Below is an example.

To perform style transfer, you will need to first formulate a special loss function that matches the content and style of each respective image in the feature space, and then perform gradient descent on the pixels of the image itself.
The loss function contains two parts: content loss and style loss. Read the paper [4] for details about the losses and implement them below.
def content_loss(content_weight, content_current, content_original):
"""
Compute the content loss for style transfer.
Inputs:
- content_weight: Scalar giving the weighting for the content loss.
- content_current: features of the current image; this is a PyTorch Tensor of shape
(1, C_l, H_l, W_l).
- content_target: features of the content image, Tensor with shape (1, C_l, H_l, W_l).
Returns:
- scalar content loss
"""
##############################################################################
# TODO: Implement content loss function #
# Note: It should not be very much code (less than 10 lines) #
##############################################################################
loss = torch.nn.MSELoss(reduction='sum')
loss_content= content_weight*loss(content_current,content_original)
return loss_content
##############################################################################
# END OF YOUR CODE #
##############################################################################
def gram_matrix(features):
"""
Compute the normalized Gram matrix from features.
The Gram matrix will be used to compute style loss.
Inputs:
- features: PyTorch Tensor of shape (N, C, H, W) giving features for
a batch of N images.
Returns:
- gram: PyTorch Tensor of shape (N, C, C) giving the
normalized Gram matrices for the N input images.
"""
##############################################################################
# TODO: Implement the normalized Gram matrix compuation function #
# Note: It should not be very much code (less than 10 lines) #
##############################################################################
a, b, c, d = features.size() # a=batch size(=1)
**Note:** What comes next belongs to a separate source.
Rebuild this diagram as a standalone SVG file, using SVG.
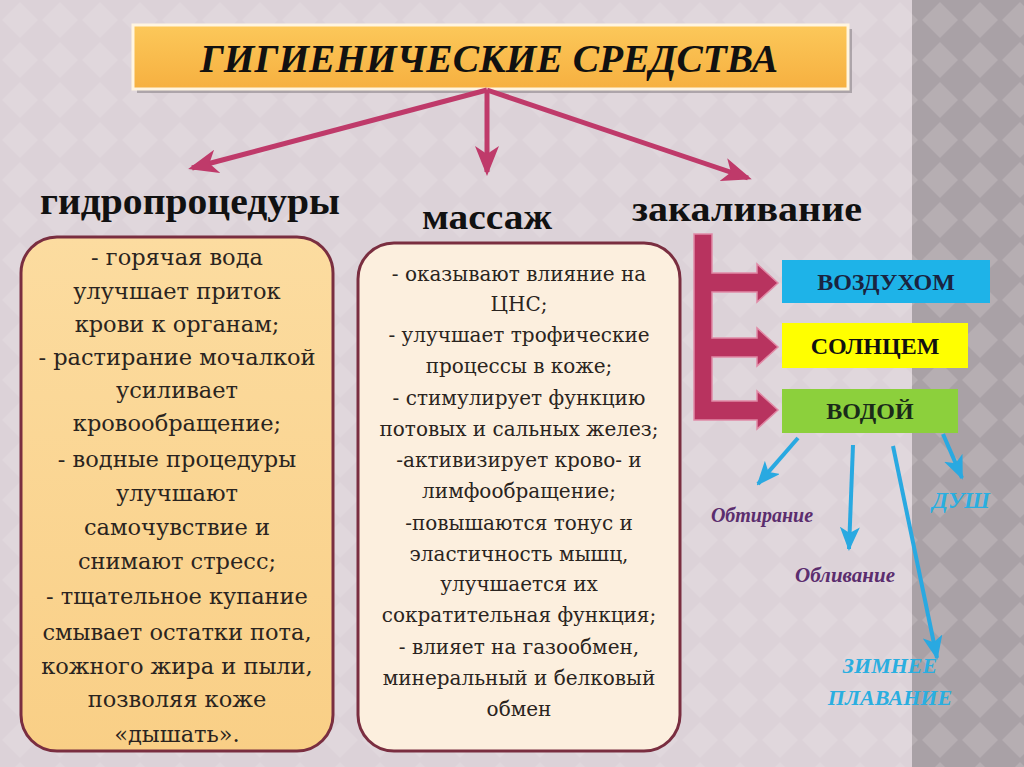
<svg xmlns="http://www.w3.org/2000/svg" width="1024" height="767" viewBox="0 0 1024 767">
<defs>
<pattern id="dia" width="40" height="40" patternUnits="userSpaceOnUse">
<rect width="40" height="40" fill="#a9a1a6"/>
<path d="M20,2 L38,20 L20,38 L2,20 z" fill="#b6aeb2"/>
</pattern>
<pattern id="dia2" width="40" height="40" patternUnits="userSpaceOnUse">
<rect width="40" height="40" fill="#dcd2d8"/>
<path d="M20,2 L38,20 L20,38 L2,20 z" fill="#e0d7dc"/>
</pattern>
<linearGradient id="gold" x1="0" y1="0" x2="0" y2="1">
<stop offset="0" stop-color="#fcc85a"/>
<stop offset="1" stop-color="#f6b040"/>
</linearGradient>
<linearGradient id="peach" x1="0" y1="0" x2="0" y2="1">
<stop offset="0" stop-color="#fcdca0"/>
<stop offset="1" stop-color="#f9cf86"/>
</linearGradient>
<marker id="mh" viewBox="0 0 30 24" refX="26" refY="12" markerWidth="30" markerHeight="24" markerUnits="userSpaceOnUse" orient="auto">
<path d="M0,0 L30,12 L0,24 L8,12 z" fill="#bf3a6a"/>
</marker>
<marker id="bh" viewBox="0 0 24 20" refX="22" refY="10" markerWidth="24" markerHeight="20" markerUnits="userSpaceOnUse" orient="auto">
<path d="M0,0 L24,10 L0,20 L6,10 z" fill="#29a9e1"/>
</marker>
<style>
.mg{stroke:#bf3a6a;stroke-width:5;fill:none}
.bl{stroke:#29a9e1;stroke-width:4;fill:none}
</style>
</defs>

<rect width="1024" height="767" fill="url(#dia2)"/>
<rect x="912" y="0" width="112" height="767" fill="url(#dia)"/>

<g id="title">
<rect x="137" y="29" width="715" height="64" fill="#8a8488" opacity="0.6"/>
<rect x="133" y="25" width="715" height="64" fill="url(#gold)" stroke="#fff5e0" stroke-width="3"/>
<text x="489" y="72" font-family="Liberation Serif" font-weight="bold" font-style="italic" fill="#111" font-size="40" text-anchor="middle" textLength="578" lengthAdjust="spacingAndGlyphs">ГИГИЕНИЧЕСКИЕ СРЕДСТВА</text>
</g>

<g id="connectors">
<line class="mg" x1="487" y1="90" x2="192" y2="168" marker-end="url(#mh)"/>
<line class="mg" x1="487" y1="90" x2="487" y2="172" marker-end="url(#mh)"/>
<line class="mg" x1="487" y1="90" x2="748" y2="178" marker-end="url(#mh)"/>
<path d="M694,234 L712,234 L712,273 L757,273 L757,264 L778,283 L757,302 L757,292 L712,292 L712,338 L757,338 L757,328 L778,347 L757,366 L757,357 L712,357 L712,401 L757,401 L757,391 L778,410 L757,429 L757,420 L694,420 z" fill="#b8335f" stroke="#e08aa6" stroke-width="1.5"/>
<line class="bl" x1="798" y1="438" x2="758" y2="484" marker-end="url(#bh)"/>
<line class="bl" x1="853" y1="445" x2="849" y2="549" marker-end="url(#bh)"/>
<line class="bl" x1="893" y1="446" x2="937" y2="658" marker-end="url(#bh)"/>
<line class="bl" x1="943" y1="434" x2="962" y2="478" marker-end="url(#bh)"/>
</g>

<g id="hydro">
<text x="40" y="214" font-family="Liberation Serif" font-weight="bold" fill="#111" font-size="38" textLength="300" lengthAdjust="spacingAndGlyphs">гидропроцедуры</text>
<rect x="21" y="237" width="312" height="514" rx="36" fill="url(#peach)" stroke="#7a2e40" stroke-width="3"/>
<g font-family="DejaVu Serif" font-size="22.5" fill="#2a2420" text-anchor="middle">
<text x="177" y="265">- горячая вода</text>
<text x="177" y="299">улучшает приток</text>
<text x="177" y="332">крови к органам;</text>
<text x="177" y="365">- растирание мочалкой</text>
<text x="177" y="398">усиливает</text>
<text x="177" y="431">кровообращение;</text>
<text x="177" y="467">- водные процедуры</text>
<text x="177" y="501">улучшают</text>
<text x="177" y="535">самочувствие и</text>
<text x="177" y="569">снимают стресс;</text>
<text x="177" y="604">- тщательное купание</text>
<text x="177" y="640">смывает остатки пота,</text>
<text x="177" y="674">кожного жира и пыли,</text>
<text x="177" y="707">позволяя коже</text>
<text x="177" y="742">«дышать».</text>
</g>
</g>

<g id="massage">
<text x="422" y="229" font-family="Liberation Serif" font-weight="bold" fill="#111" font-size="36" textLength="130" lengthAdjust="spacingAndGlyphs">массаж</text>
<rect x="358" y="243" width="322" height="508" rx="36" fill="#fcefde" stroke="#7a2e40" stroke-width="3"/>
<g font-family="DejaVu Serif" font-size="20" fill="#2a2420" text-anchor="middle">
<text x="519" y="281">- оказывают влияние на</text>
<text x="519" y="311">ЦНС;</text>
<text x="519" y="342">- улучшает трофические</text>
<text x="519" y="373">процессы в коже;</text>
<text x="519" y="405">- стимулирует функцию</text>
<text x="519" y="436">потовых и сальных желез;</text>
<text x="519" y="467">-активизирует крово- и</text>
<text x="519" y="498">лимфообращение;</text>
<text x="519" y="530">-повышаются тонус и</text>
<text x="519" y="561">эластичность мышц,</text>
<text x="519" y="591">улучшается их</text>
<text x="519" y="622">сократительная функция;</text>
<text x="519" y="654">- влияет на газообмен,</text>
<text x="519" y="685">минеральный и белковый</text>
<text x="519" y="716">обмен</text>
</g>
</g>

<g id="hardening">
<text x="632" y="221" font-family="Liberation Serif" font-weight="bold" fill="#111" font-size="36" textLength="230" lengthAdjust="spacingAndGlyphs">закаливание</text>
</g>

<g id="air">
<rect x="782" y="260" width="208" height="43" fill="#1eb3e8"/>
<text x="886" y="290" font-family="Liberation Serif" font-weight="bold" text-anchor="middle" font-size="24" fill="#1a2440">ВОЗДУХОМ</text>
</g>
<g id="sun">
<rect x="782" y="323" width="186" height="45" fill="#ffff00"/>
<text x="875" y="354" font-family="Liberation Serif" font-weight="bold" text-anchor="middle" font-size="24" fill="#111">СОЛНЦЕМ</text>
</g>
<g id="water">
<rect x="782" y="389" width="176" height="44" fill="#8cd03c"/>
<text x="870" y="419" font-family="Liberation Serif" font-weight="bold" text-anchor="middle" font-size="24" fill="#1a2a1a">ВОДОЙ</text>
</g>

<g id="rubdown"><text x="762" y="522" font-family="Liberation Serif" font-weight="bold" font-style="italic" text-anchor="middle" font-size="20" fill="#5b2d6e">Обтирание</text></g>
<g id="pouring"><text x="845" y="582" font-family="Liberation Serif" font-weight="bold" font-style="italic" text-anchor="middle" font-size="21" fill="#5b2d6e">Обливание</text></g>
<g id="shower"><text x="961" y="508" font-family="Liberation Serif" font-weight="bold" font-style="italic" text-anchor="middle" font-size="23" fill="#2aaee0">ДУШ</text></g>
<g id="winter">
<text x="890" y="673" font-family="Liberation Serif" font-weight="bold" font-style="italic" text-anchor="middle" font-size="22" fill="#2aaee0">ЗИМНЕЕ</text>
<text x="890" y="705" font-family="Liberation Serif" font-weight="bold" font-style="italic" text-anchor="middle" font-size="22" fill="#2aaee0">ПЛАВАНИЕ</text>
</g>
</svg>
features = features.view(a * b, c * d).to(device) # resise
G = torch.mm(features, features.t()) # compute the gram product
return G.div(2*a * b * c * d)
##############################################################################
# END OF YOUR CODE #
##############################################################################
def style_loss(feats, style_layers, style_targets, style_weights):
"""
Computes the style loss at a set of layers.
Inputs:
- feats: list of the features at every layer of the current image.
- style_layers: List of layer indices into feats giving the layers to include in the
style loss.
- style_targets: List of the same length as style_layers, where style_targets[i] is
a PyTorch Variable giving the Gram matrix of the source style image computed at
layer style_layers[i].
- style_weights: List of the same length as style_layers, where style_weights[i]
is a scalar giving the weight for the style loss at layer style_layers[i].
Returns:
- style_loss: A PyTorch Tensor holding a scalar giving the style loss.
"""
##############################################################################
# TODO: Implement style loss function #
# Note: It should not be very much code (less than 10 lines) #
##############################################################################
# your code
loss = torch.nn.MSELoss(reduction='sum')
losses = []
temp_loss = []
for i,layer in enumerate(style_layers):
image_gram = gram_matrix(feats[layer])
targets_gram = gram_matrix(style_targets[i])
losses.append(loss(image_gram, targets_gram))
## To try to balance out losses in each layer
mean_loss = sum(losses).data/len(style_layers)
for i,l in enumerate(losses):
temp_loss.append((mean_loss/l.data)*l*style_weights[i])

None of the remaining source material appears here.